> WORK INSTRUCTIONS: Output every line exactly as written. Leave out pictures.

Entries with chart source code
_____
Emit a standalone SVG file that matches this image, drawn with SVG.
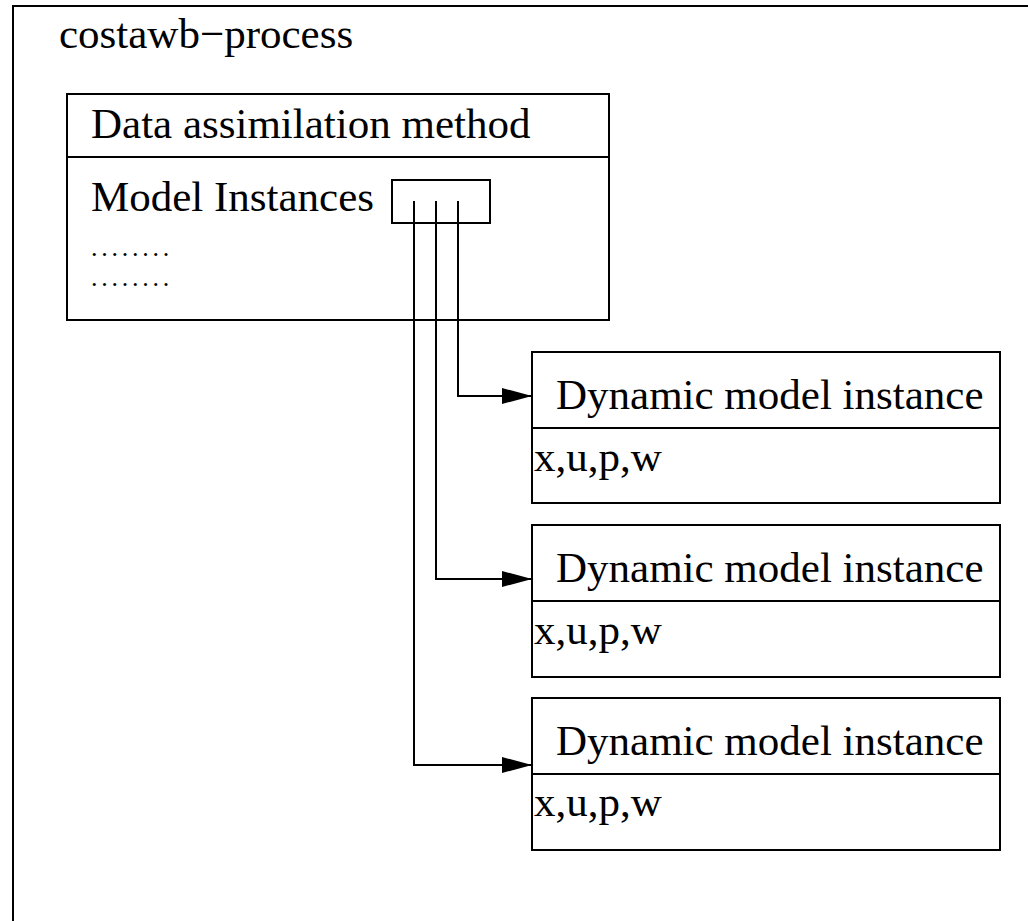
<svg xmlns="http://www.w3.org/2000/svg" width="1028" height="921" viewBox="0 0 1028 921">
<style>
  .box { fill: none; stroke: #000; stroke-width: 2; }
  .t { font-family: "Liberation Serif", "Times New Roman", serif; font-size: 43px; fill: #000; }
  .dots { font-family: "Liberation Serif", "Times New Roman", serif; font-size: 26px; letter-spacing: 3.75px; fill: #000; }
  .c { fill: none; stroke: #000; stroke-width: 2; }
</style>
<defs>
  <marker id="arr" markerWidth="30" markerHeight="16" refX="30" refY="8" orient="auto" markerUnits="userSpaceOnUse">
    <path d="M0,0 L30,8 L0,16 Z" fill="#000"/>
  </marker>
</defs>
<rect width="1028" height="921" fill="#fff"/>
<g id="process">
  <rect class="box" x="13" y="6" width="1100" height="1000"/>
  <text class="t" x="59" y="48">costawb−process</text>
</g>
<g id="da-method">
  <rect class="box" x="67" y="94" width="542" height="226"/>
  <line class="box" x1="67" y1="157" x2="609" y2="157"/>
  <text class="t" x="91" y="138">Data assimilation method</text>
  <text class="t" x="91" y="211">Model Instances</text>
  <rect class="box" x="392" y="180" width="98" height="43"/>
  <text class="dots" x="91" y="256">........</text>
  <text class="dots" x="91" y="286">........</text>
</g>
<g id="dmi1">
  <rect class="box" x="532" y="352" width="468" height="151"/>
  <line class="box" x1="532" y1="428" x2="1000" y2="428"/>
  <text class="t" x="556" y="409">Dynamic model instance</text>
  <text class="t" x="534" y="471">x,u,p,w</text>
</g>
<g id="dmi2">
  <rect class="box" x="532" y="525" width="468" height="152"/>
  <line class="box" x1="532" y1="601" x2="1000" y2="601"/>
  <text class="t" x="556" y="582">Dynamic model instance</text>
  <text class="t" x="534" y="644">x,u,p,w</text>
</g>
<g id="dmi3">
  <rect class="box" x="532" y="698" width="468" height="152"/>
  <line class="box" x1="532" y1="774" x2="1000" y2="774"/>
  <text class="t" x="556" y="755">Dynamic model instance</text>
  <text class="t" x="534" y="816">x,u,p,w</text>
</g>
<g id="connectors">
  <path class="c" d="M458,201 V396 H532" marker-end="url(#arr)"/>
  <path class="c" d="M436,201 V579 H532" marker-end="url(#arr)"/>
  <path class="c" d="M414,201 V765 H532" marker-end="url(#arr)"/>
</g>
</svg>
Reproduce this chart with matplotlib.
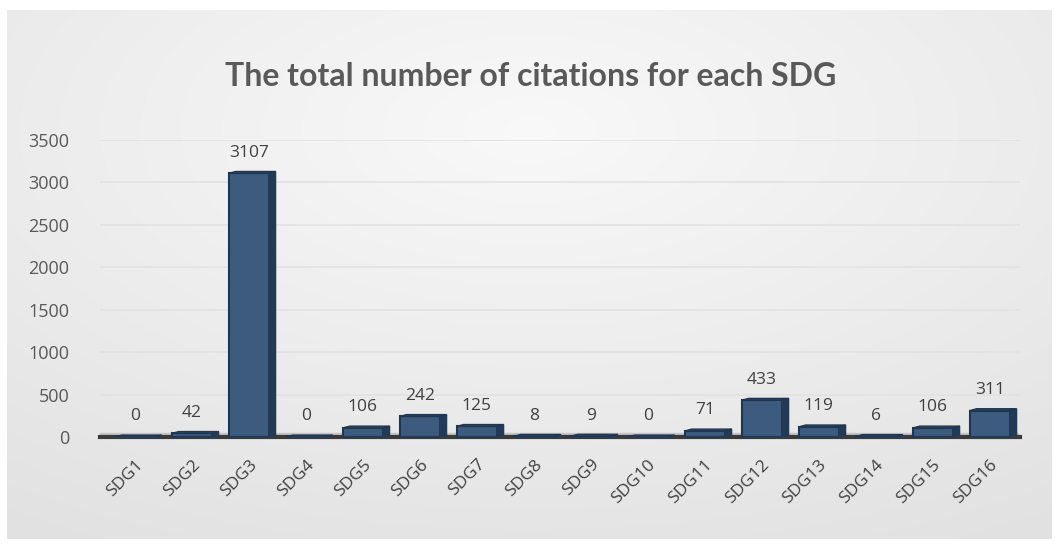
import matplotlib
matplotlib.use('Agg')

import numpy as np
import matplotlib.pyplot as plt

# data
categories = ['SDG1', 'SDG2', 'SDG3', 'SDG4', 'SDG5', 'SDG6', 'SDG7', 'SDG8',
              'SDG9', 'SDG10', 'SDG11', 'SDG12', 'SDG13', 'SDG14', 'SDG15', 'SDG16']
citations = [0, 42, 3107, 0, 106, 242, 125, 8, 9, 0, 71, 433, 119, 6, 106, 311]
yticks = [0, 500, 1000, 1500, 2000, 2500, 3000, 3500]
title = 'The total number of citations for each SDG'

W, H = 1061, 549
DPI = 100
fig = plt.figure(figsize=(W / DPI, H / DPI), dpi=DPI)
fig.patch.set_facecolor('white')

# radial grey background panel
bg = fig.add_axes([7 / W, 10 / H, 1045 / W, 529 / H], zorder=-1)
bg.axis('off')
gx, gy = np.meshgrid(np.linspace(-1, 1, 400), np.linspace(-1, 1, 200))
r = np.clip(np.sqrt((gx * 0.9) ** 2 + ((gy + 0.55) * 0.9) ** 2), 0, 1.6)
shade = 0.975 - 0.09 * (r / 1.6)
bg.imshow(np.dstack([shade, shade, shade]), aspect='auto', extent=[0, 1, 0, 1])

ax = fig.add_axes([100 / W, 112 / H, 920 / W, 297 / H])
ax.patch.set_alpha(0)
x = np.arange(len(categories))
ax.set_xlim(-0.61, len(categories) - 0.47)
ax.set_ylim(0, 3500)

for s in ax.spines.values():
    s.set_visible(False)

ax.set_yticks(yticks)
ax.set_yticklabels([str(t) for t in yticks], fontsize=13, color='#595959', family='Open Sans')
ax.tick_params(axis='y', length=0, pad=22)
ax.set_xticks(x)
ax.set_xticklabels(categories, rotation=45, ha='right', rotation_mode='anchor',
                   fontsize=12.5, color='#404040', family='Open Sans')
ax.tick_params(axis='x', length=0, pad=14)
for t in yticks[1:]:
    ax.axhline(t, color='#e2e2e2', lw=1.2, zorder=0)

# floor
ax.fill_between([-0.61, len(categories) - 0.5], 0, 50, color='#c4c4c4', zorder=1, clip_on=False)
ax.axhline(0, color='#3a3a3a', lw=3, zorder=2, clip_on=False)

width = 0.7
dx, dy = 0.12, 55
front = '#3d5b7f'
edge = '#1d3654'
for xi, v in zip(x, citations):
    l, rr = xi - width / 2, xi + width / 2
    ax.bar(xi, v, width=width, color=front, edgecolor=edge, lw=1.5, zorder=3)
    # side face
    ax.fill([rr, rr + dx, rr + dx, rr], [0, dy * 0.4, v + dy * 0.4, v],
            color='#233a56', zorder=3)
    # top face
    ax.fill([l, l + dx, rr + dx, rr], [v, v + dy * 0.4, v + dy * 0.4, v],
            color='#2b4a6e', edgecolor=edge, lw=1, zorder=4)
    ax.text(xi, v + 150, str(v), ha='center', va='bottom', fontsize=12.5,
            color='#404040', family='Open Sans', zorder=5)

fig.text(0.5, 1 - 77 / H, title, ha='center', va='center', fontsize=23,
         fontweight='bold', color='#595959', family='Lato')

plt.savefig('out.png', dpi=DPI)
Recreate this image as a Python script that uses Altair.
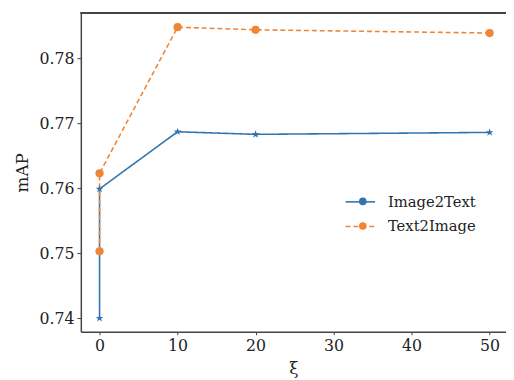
_____
> OUTPUT:
Emit a standalone SVG file that matches this image, drawn with SVG.
<svg xmlns="http://www.w3.org/2000/svg" width="1028" height="921" viewBox="0 0 1028 921">
<style>
  .box { fill: none; stroke: #000; stroke-width: 2; }
  .t { font-family: "Liberation Serif", "Times New Roman", serif; font-size: 43px; fill: #000; }
  .dots { font-family: "Liberation Serif", "Times New Roman", serif; font-size: 26px; letter-spacing: 3.75px; fill: #000; }
  .c { fill: none; stroke: #000; stroke-width: 2; }
</style>
<defs>
  <marker id="arr" markerWidth="30" markerHeight="16" refX="30" refY="8" orient="auto" markerUnits="userSpaceOnUse">
    <path d="M0,0 L30,8 L0,16 Z" fill="#000"/>
  </marker>
</defs>
<rect width="1028" height="921" fill="#fff"/>
<g id="process">
  <rect class="box" x="13" y="6" width="1100" height="1000"/>
  <text class="t" x="59" y="48">costawb−process</text>
</g>
<g id="da-method">
  <rect class="box" x="67" y="94" width="542" height="226"/>
  <line class="box" x1="67" y1="157" x2="609" y2="157"/>
  <text class="t" x="91" y="138">Data assimilation method</text>
  <text class="t" x="91" y="211">Model Instances</text>
  <rect class="box" x="392" y="180" width="98" height="43"/>
  <text class="dots" x="91" y="256">........</text>
  <text class="dots" x="91" y="286">........</text>
</g>
<g id="dmi1">
  <rect class="box" x="532" y="352" width="468" height="151"/>
  <line class="box" x1="532" y1="428" x2="1000" y2="428"/>
  <text class="t" x="556" y="409">Dynamic model instance</text>
  <text class="t" x="534" y="471">x,u,p,w</text>
</g>
<g id="dmi2">
  <rect class="box" x="532" y="525" width="468" height="152"/>
  <line class="box" x1="532" y1="601" x2="1000" y2="601"/>
  <text class="t" x="556" y="582">Dynamic model instance</text>
  <text class="t" x="534" y="644">x,u,p,w</text>
</g>
<g id="dmi3">
  <rect class="box" x="532" y="698" width="468" height="152"/>
  <line class="box" x1="532" y1="774" x2="1000" y2="774"/>
  <text class="t" x="556" y="755">Dynamic model instance</text>
  <text class="t" x="534" y="816">x,u,p,w</text>
</g>
<g id="connectors">
  <path class="c" d="M458,201 V396 H532" marker-end="url(#arr)"/>
  <path class="c" d="M436,201 V579 H532" marker-end="url(#arr)"/>
  <path class="c" d="M414,201 V765 H532" marker-end="url(#arr)"/>
</g>
</svg>
Reproduce this chart with matplotlib.
import matplotlib
matplotlib.use('Agg')

import numpy as np
import matplotlib.pyplot as plt

# data
categories = ['SDG1', 'SDG2', 'SDG3', 'SDG4', 'SDG5', 'SDG6', 'SDG7', 'SDG8',
              'SDG9', 'SDG10', 'SDG11', 'SDG12', 'SDG13', 'SDG14', 'SDG15', 'SDG16']
citations = [0, 42, 3107, 0, 106, 242, 125, 8, 9, 0, 71, 433, 119, 6, 106, 311]
yticks = [0, 500, 1000, 1500, 2000, 2500, 3000, 3500]
title = 'The total number of citations for each SDG'

W, H = 1061, 549
DPI = 100
fig = plt.figure(figsize=(W / DPI, H / DPI), dpi=DPI)
fig.patch.set_facecolor('white')

# radial grey background panel
bg = fig.add_axes([7 / W, 10 / H, 1045 / W, 529 / H], zorder=-1)
bg.axis('off')
gx, gy = np.meshgrid(np.linspace(-1, 1, 400), np.linspace(-1, 1, 200))
r = np.clip(np.sqrt((gx * 0.9) ** 2 + ((gy + 0.55) * 0.9) ** 2), 0, 1.6)
shade = 0.975 - 0.09 * (r / 1.6)
bg.imshow(np.dstack([shade, shade, shade]), aspect='auto', extent=[0, 1, 0, 1])

ax = fig.add_axes([100 / W, 112 / H, 920 / W, 297 / H])
ax.patch.set_alpha(0)
x = np.arange(len(categories))
ax.set_xlim(-0.61, len(categories) - 0.47)
ax.set_ylim(0, 3500)

for s in ax.spines.values():
    s.set_visible(False)

ax.set_yticks(yticks)
ax.set_yticklabels([str(t) for t in yticks], fontsize=13, color='#595959', family='Open Sans')
ax.tick_params(axis='y', length=0, pad=22)
ax.set_xticks(x)
ax.set_xticklabels(categories, rotation=45, ha='right', rotation_mode='anchor',
                   fontsize=12.5, color='#404040', family='Open Sans')
ax.tick_params(axis='x', length=0, pad=14)
for t in yticks[1:]:
    ax.axhline(t, color='#e2e2e2', lw=1.2, zorder=0)

# floor
ax.fill_between([-0.61, len(categories) - 0.5], 0, 50, color='#c4c4c4', zorder=1, clip_on=False)
ax.axhline(0, color='#3a3a3a', lw=3, zorder=2, clip_on=False)

width = 0.7
dx, dy = 0.12, 55
front = '#3d5b7f'
edge = '#1d3654'
for xi, v in zip(x, citations):
    l, rr = xi - width / 2, xi + width / 2
    ax.bar(xi, v, width=width, color=front, edgecolor=edge, lw=1.5, zorder=3)
    # side face
    ax.fill([rr, rr + dx, rr + dx, rr], [0, dy * 0.4, v + dy * 0.4, v],
            color='#233a56', zorder=3)
    # top face
    ax.fill([l, l + dx, rr + dx, rr], [v, v + dy * 0.4, v + dy * 0.4, v],
            color='#2b4a6e', edgecolor=edge, lw=1, zorder=4)
    ax.text(xi, v + 150, str(v), ha='center', va='bottom', fontsize=12.5,
            color='#404040', family='Open Sans', zorder=5)

fig.text(0.5, 1 - 77 / H, title, ha='center', va='center', fontsize=23,
         fontweight='bold', color='#595959', family='Lato')

plt.savefig('out.png', dpi=DPI)
Recreate this image as a Python script that uses Altair.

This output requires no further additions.